Ce qui apparaît clairement, c’est que ce détachement parfait porte, dans le texte que nous méditons, les superbes noms de « trésor dans le ciel »,  et de « vie ». Mais est-il possible aux êtres humains de gagner eux-mêmes ce trésor, d’atteindre ce détachement par leurs propres forces ? Pour Pierre, à l’évidence, ça n’est pas gagné. Pour Jacques et Jean, qui vont, quelques instants plus tard, réclamer à Jésus des places de faveur, ça n’est pas gagné non plus. Tant qu’un disciple de Jésus Christ accomplit quoi que ce soi, au titre de sa foi, en espérant de ce qu’il accomplit une quelconque rétribution personnelle, ça n’est pas gagné. Tant qu’il ne remet pas entièrement et totalement à Dieu le fruit de ses actes, ça n’est pas gagné.

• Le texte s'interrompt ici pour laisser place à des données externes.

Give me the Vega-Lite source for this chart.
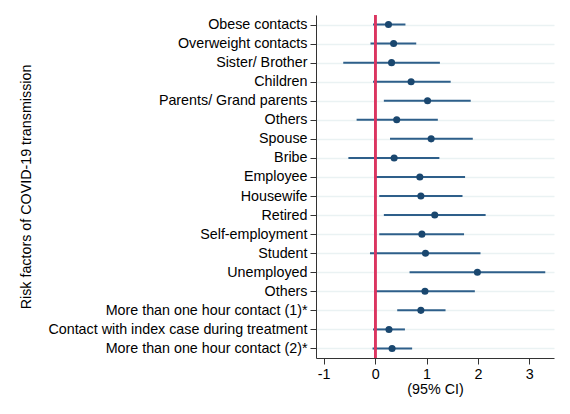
{
  "$schema": "https://vega.github.io/schema/vega-lite/v6.json",
  "autosize": "none",
  "padding": {"left": 316, "top": 15, "right": 16, "bottom": 56},
  "width": 238,
  "height": 343,
  "background": "white",
  "config": {
    "view": {"stroke": null},
    "font": "Liberation Sans",
    "axis": {"labelFont": "Liberation Sans", "titleFont": "Liberation Sans", "labelFontSize": 14.3, "titleFontSize": 14.3, "titleFontWeight": "normal", "labelColor": "black", "titleColor": "black", "domainColor": "#333333", "tickColor": "#333333", "tickSize": 6, "labelLimit": 0}
  },
  "data": {"values": [
    {"key": "Obese contacts", "or": 0.26, "lo": -0.04, "hi": 0.59},
    {"key": "Overweight contacts", "or": 0.36, "lo": -0.09, "hi": 0.80},
    {"key": "Sister/ Brother", "or": 0.32, "lo": -0.62, "hi": 1.26},
    {"key": "Children\u00a0", "or": 0.70, "lo": -0.04, "hi": 1.47},
    {"key": "Parents/ Grand parents", "or": 1.02, "lo": 0.17, "hi": 1.86},
    {"key": "Others", "or": 0.42, "lo": -0.36, "hi": 1.22},
    {"key": "Spouse", "or": 1.09, "lo": 0.29, "hi": 1.90},
    {"key": "Bribe", "or": 0.37, "lo": -0.52, "hi": 1.25},
    {"key": "Employee", "or": 0.87, "lo": 0.01, "hi": 1.75},
    {"key": "Housewife", "or": 0.89, "lo": 0.08, "hi": 1.70},
    {"key": "Retired", "or": 1.16, "lo": 0.17, "hi": 2.15},
    {"key": "Self-employment", "or": 0.91, "lo": 0.08, "hi": 1.73},
    {"key": "Student", "or": 0.98, "lo": -0.10, "hi": 2.05},
    {"key": "Unemployed", "or": 1.99, "lo": 0.67, "hi": 3.31},
    {"key": "Others_2", "or": 0.97, "lo": 0.01, "hi": 1.94},
    {"key": "More than one hour contact (1)*", "or": 0.89, "lo": 0.43, "hi": 1.37},
    {"key": "Contact with index case during treatment", "or": 0.27, "lo": -0.04, "hi": 0.58},
    {"key": "More than one hour contact (2)*", "or": 0.33, "lo": -0.05, "hi": 0.72}
  ]},
  "layer": [
    {
      "mark": {"type": "rule", "color": "#2e5f8a", "strokeWidth": 2},
      "encoding": {
        "y": {
          "field": "key", "type": "nominal", "sort": null,
          "scale": {"type": "point", "padding": 0.5},
          "axis": {
            "title": "Risk factors of COVID-19 transmission",
            "titleX": -286,
            "titleBaseline": "alphabetic",
            "labelPadding": 3,
            "grid": true, "gridColor": "#eaf2f3", "gridWidth": 1.5,
            "labelExpr": "datum.value == 'Others_2' ? 'Others' : datum.value"
          }
        },
        "x": {"field": "lo", "type": "quantitative",
          "scale": {"domain": [-1.15, 3.48], "nice": false, "zero": false},
          "axis": {"title": "(95% CI)", "values": [-1, 0, 1, 2, 3], "grid": false, "titlePadding": 1, "labelPadding": 3, "labelFlush": false,
            "labelExpr": "datum.value < 0 ? '-' + abs(datum.value) : '' + datum.value"}},
        "x2": {"field": "hi"}
      }
    },
    {
      "mark": {"type": "rule", "color": "#dc3560", "strokeWidth": 2},
      "encoding": {"x": {"datum": 0}}
    },
    {
      "mark": {"type": "point", "filled": true, "color": "#1a476f", "opacity": 1, "size": 50},
      "encoding": {
        "x": {"field": "or", "type": "quantitative"},
        "y": {"field": "key", "type": "nominal", "sort": null}
      }
    }
  ]
}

Est-ce jamais gagné ? En a-t-on jamais fini avec ce reste ? Lorsque le crucifié crie son désespoir et son abandon vers le ciel, ça n’est pas gagné. Jésus Christ est un homme et, comme nous le lisons, aux hommes cela est impossible… aux hommes cela est impossible et pourtant cela est possible, car à Dieu cela est possible.

Qu’est-ce donc que ce reste dont nous parlons, qui reste à Pierre et qui semble bien devoir toujours rester ? C’est le contraire de la foi, ce que parfois les textes bibliques appellent la « non-foi », dont nous lisons ici que cela colle si fort à la pâte humaine qu’il est impossible à un être humain de s’en débarrasser par ses propres forces. « Aie pitié de ma non-foi ! », criera à Jésus l’homme dont le fils allait si mal, ce fils que nul n’avait pu soulager.
Nous n’allons pas dire que seule la mort délivrera un être humain de ce reste. L’on ne sait rien de la suite de la vie de l’homme riche. Et presque rien de la suite de la vie de Pierre. Qui un jour a refusé de suivre Jésus Christ choisira peut-être de le suivre demain. Qui a un jour mis en avant sa personne et ses mérites demain peut-être n’en fera plus aucun cas. Le Dieu qui peut tout ne laissera pas sans soutien un cœur qui, dans un élan, un moment, ne fut-ce qu’un instant, de foi, se tournera vers lui. Et il se peut, le Seigneur venant à notre secours, nous prenant en pitié, qu’il nous soit donné, de notre vivant, de nous en remettre totalement à lui.